The Resource Center for Persons with Disabilities is pleased to work with Mickey and Debbie Stern to provide a new tutoring resource for MSU students with a learning disability.
The Sterns, who are making a four year gift that will run the program in perpetuity, are generously funding the new program entitled the Stern Tutoring Alternative Techniques for Education (STATE). This is the largest gift ever received by RCPD.
The Sterns believe that the most profitable investment and the one that perhaps brings the greatest return, the highest honor, and the most powerful sense of accomplishment is the investment of charity. Supporting students at RCPD and giving them the confidence to succeed is of great importance to the Stern family.
The program is designed to provide a structured environment, effective learning strategies, academic tutoring and other forms of academic support. This program pushes past traditional accommodation concepts and provides new disability-specific instructional, tutorial, and peer mentoring components. It is a breakthrough development for students with learning disabilities, which will further enhance RCPD's position as a state and national leader in services for students with a range of disabilities.
Learning Disabilities Specialist Valerie Nilson says, "The Stern Tutoring and Alternative Techniques for Education holds the promise of assisting students with learning disabilities who have previously had difficulty achieving academic success. If a student is motivated to change, to try new strategies, to utilize support systems at MSU, to employ appropriate assistive technologies, it is highly likely that the STATE program will be of great benefit to their academic career at MSU. We are very grateful to the Stern family for providing the financial support to endow this program."
A student in the STATE program will complete a seminar on successful learning strategies, receive two hours per week of course content tutoring for a course for which tutors are not already available, participate in peer mentoring, and be trained in the use of assistive technologies to help them fulfill reading and writing assignments. In addition, the student will meet individually with a professional learning specialist. STATE will begin in spring 2004 with fifteen student participants.
"I'm so excited to be a part of the STATE program", remarks Learning Disabilities Specialist Elaine High. "The students involved should experience academic success that they may not otherwise feel. The learning strategies, academic tutoring, and mentoring that will be provided will help build their confidence to complete their education."
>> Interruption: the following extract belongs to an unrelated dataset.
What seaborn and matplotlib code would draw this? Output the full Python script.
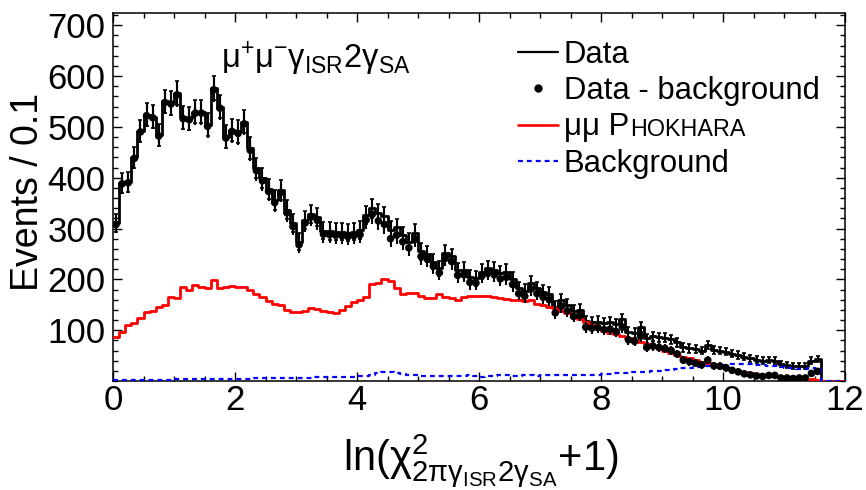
import numpy as np
import matplotlib
matplotlib.use("Agg")
import matplotlib.pyplot as plt
from matplotlib import font_manager
from matplotlib.lines import Line2D
from matplotlib.ticker import MultipleLocator
import seaborn as sns

# ---- histogram contents, 0.1 wide bins starting at 0 ----
bin_width = 0.1
n_bins = 120

data_counts = [
    310, 390, 392, 440, 492, 524, 520, 484, 550, 547,
    566, 519, 517, 530, 530, 504, 576, 540, 481, 494,
    491, 510, 458, 419, 399, 378, 356, 376, 337, 310,
    274, 317, 329, 323, 296, 295, 294, 294, 292, 294,
    297, 327, 340, 330, 325, 297, 302, 287, 274, 291,
    255, 250, 235, 222, 251, 245, 218, 219, 205, 202,
    215, 222, 219, 212, 215, 200, 182, 178, 192, 182,
    176, 171, 146, 159, 150, 138, 140, 118, 116, 117,
    114, 116, 112, 121, 97, 95, 106, 84, 88, 86,
    85, 82, 76, 66, 64, 62, 60, 71, 61, 60,
    58, 54, 51, 48, 45, 42, 40, 41, 40, 34,
    32, 30, 30, 30, 40, 43,
]

mc_phokhara = [
    86, 97, 110, 115, 123, 135, 138, 145, 150, 165,
    163, 184, 179, 188, 184, 182, 198, 182, 184, 186,
    184, 184, 180, 172, 165, 158, 152, 150, 140, 136,
    136, 138, 143, 141, 138, 136, 133, 140, 148, 155,
    160, 165, 191, 193, 200, 196, 182, 171, 173, 174,
    167, 164, 163, 172, 166, 163, 159, 166, 168, 167,
    167, 168, 166, 164, 162, 160, 159, 158, 160, 152,
    150, 146, 143, 137, 133, 127, 122, 117, 110, 104,
    98, 95, 92, 88, 85, 80, 76, 72, 68, 64,
    60, 56, 52, 48, 45, 41, 38, 35, 31, 28,
    25, 22, 20, 17, 15, 13, 12, 10, 9, 8,
    7, 6, 5, 4, 3, 2,
]

background = [
    2, 2, 2, 2, 2, 2, 2, 2, 2, 2,
    3, 3, 3, 3, 3, 3, 3, 3, 3, 3,
    4, 4, 4, 5, 5, 5, 5, 5, 6, 6,
    6, 6, 6, 7, 7, 7, 7, 8, 8, 8,
    9, 10, 12, 15, 17, 17, 15, 13, 12, 11,
    10, 10, 9, 9, 9, 10, 10, 10, 11, 9,
    8, 9, 10, 11, 11, 10, 10, 11, 11, 10,
    11, 11, 12, 12, 12, 11, 11, 12, 12, 12,
    13, 14, 15, 15, 16, 17, 18, 18, 19, 20,
    21, 22, 23, 25, 26, 27, 28, 30, 31, 31,
    32, 33, 33, 34, 33, 32, 31, 30, 29, 28,
    26, 25, 24, 24, 25, 24,
]

x_ticks = [0, 2, 4, 6, 8, 10, 12]
y_ticks = [100, 200, 300, 400, 500, 600, 700]

legend_labels = ["Data", "Data - background", "\u03bc\u03bc P", "Background"]
mc_label_tail = "HOKHARA"
channel_label = r"$\mu^{+}\mu^{-}\gamma_{ISR}2\gamma_{SA}$"
x_title = r"$\mathsf{ln(\chi^{2}_{2\pi\gamma_{ISR}2\gamma_{SA}}{+}1)}$"
y_title = "Events / 0.1"


def padded(values):
    out = np.zeros(n_bins)
    out[:len(values)] = values
    return out


data = padded(data_counts)
mc = padded(mc_phokhara)
bkg = padded(background)
edges = np.arange(n_bins + 1) * bin_width
centers = edges[:-1] + bin_width / 2
filled = np.arange(n_bins) < len(data_counts)
data_minus_bkg = data - bkg

# ---- style ----
sns.set_theme(style="ticks")
available = {f.name for f in font_manager.fontManager.ttflist}
narrow = "Liberation Sans Narrow" if "Liberation Sans Narrow" in available else "Liberation Sans"
plt.rcParams["font.family"] = ["Liberation Sans", "DejaVu Sans"]
plt.rcParams["text.color"] = "black"
plt.rcParams["axes.labelcolor"] = "black"
plt.rcParams["xtick.color"] = "black"
plt.rcParams["ytick.color"] = "black"
plt.rcParams["mathtext.fontset"] = "custom"
plt.rcParams["mathtext.rm"] = "Liberation Sans"
plt.rcParams["mathtext.it"] = "Liberation Sans"
plt.rcParams["mathtext.bf"] = "Liberation Sans:bold"
plt.rcParams["mathtext.sf"] = narrow
plt.rcParams["mathtext.default"] = "rm"

W, H = 866, 490
fig = plt.figure(figsize=(W / 100, H / 100), dpi=100)
ax_l, ax_r, ax_t, ax_b = 113, 845, 13, 381
ax = fig.add_axes([ax_l / W, 1 - ax_b / H, (ax_r - ax_l) / W, (ax_b - ax_t) / H])


def step_line(values, **kw):
    sns.lineplot(x=edges, y=np.append(values, values[-1]), drawstyle="steps-post",
                 estimator=None, sort=False, ax=ax, **kw)


# Data histogram with statistical errors
step_line(data, color="black", linewidth=2.0, zorder=3)
ax.errorbar(centers[filled], data[filled], yerr=np.sqrt(data[filled]), fmt="none",
            ecolor="black", elinewidth=1.5, capsize=1.2, capthick=1.2, zorder=3)

# Simulation and background
step_line(mc, color="red", linewidth=2.0, zorder=4)
step_line(bkg, color="blue", linewidth=1.6, linestyle=(0, (2.2, 1.8)), zorder=4)

# Data minus background points
ax.errorbar(centers[filled], data_minus_bkg[filled], yerr=np.sqrt(data[filled]),
            fmt="none", ecolor="black", elinewidth=1.5, zorder=5)
sns.scatterplot(x=centers[filled], y=data_minus_bkg[filled], color="black", s=30,
                edgecolor="none", marker="o", ax=ax, zorder=6)

# ---- axes ----
ax.set_xlim(0, 12)
ax.set_ylim(0, 724)
ax.set_xticks(x_ticks)
ax.set_xticklabels([str(v) for v in x_ticks])
ax.set_yticks(y_ticks)
ax.set_yticklabels([str(v) for v in y_ticks])
ax.xaxis.set_minor_locator(MultipleLocator(0.5))
ax.yaxis.set_minor_locator(MultipleLocator(20))
ax.tick_params(which="both", direction="in", top=True, right=True, color="black", width=1.0)
ax.tick_params(which="major", length=6.5)
ax.tick_params(which="minor", length=3.3)
ax.tick_params(axis="y", which="major", pad=5.5, labelsize=25, labelfontfamily=narrow,
               labelcolor="black")
ax.tick_params(axis="x", which="major", pad=2, labelsize=25, labelfontfamily=narrow,
               labelcolor="black")
for side in ax.spines.values():
    side.set_linewidth(1.1)
    side.set_color("black")

ax.set_xlabel(x_title, fontsize=30, va="baseline", ha="center", color="black")
ax.xaxis.set_label_coords(0.5 + (481 - (ax_l + ax_r) / 2) / (ax_r - ax_l), (ax_b - 470) / (ax_b - ax_t))
ax.set_ylabel(y_title, fontsize=27, family=narrow, va="center", ha="center", color="black")
ax.yaxis.set_label_coords((28 - ax_l) / (ax_r - ax_l), (ax_b - 192) / (ax_b - ax_t))

ax.text((316 - ax_l) / (ax_r - ax_l), (ax_b - 68) / (ax_b - ax_t), channel_label,
        transform=ax.transAxes, ha="center", va="baseline", fontsize=23.5, color="black")

# ---- legend ----
handles = [
    Line2D([], [], color="black", lw=1.6),
    Line2D([], [], color="black", marker="o", ls="none", markersize=5),
    Line2D([], [], color="red", lw=1.9),
    Line2D([], [], color="blue", lw=1.6, ls=(0, (2.2, 1.8))),
]
leg = ax.legend(handles, legend_labels, loc="upper left",
                bbox_to_anchor=(518 / W, 1 - 40 / H), bbox_transform=fig.transFigure,
                frameon=False, fontsize=22.4, handlelength=1.3, handletextpad=0.17,
                labelspacing=0.2, borderpad=0, borderaxespad=0)
for t in leg.get_texts():
    t.set_color("black")
ax.annotate(mc_label_tail, xy=(1, 0), xycoords=leg.get_texts()[2],
            xytext=(0.5, 4.7), textcoords="offset points", fontsize=16.8,
            ha="left", va="baseline", zorder=10, color="black")

fig.savefig("out.png", dpi=100)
Director of RCPD, Michael Hudson is also excited about the possibilities the STATE program holds. "STATE will really propel us forward in quantity and quality programs for students with learning disabilities. Students with learning disabilities represent over half of the over 850 students registered with RCPD. As learning disabilities are generally invisible, many try to hide or deny the disability only to realize later that they may have underestimated other skills and strengths as they work to hide their disability. This program will promote academic achievement, improved self-concept, and recognition of ability."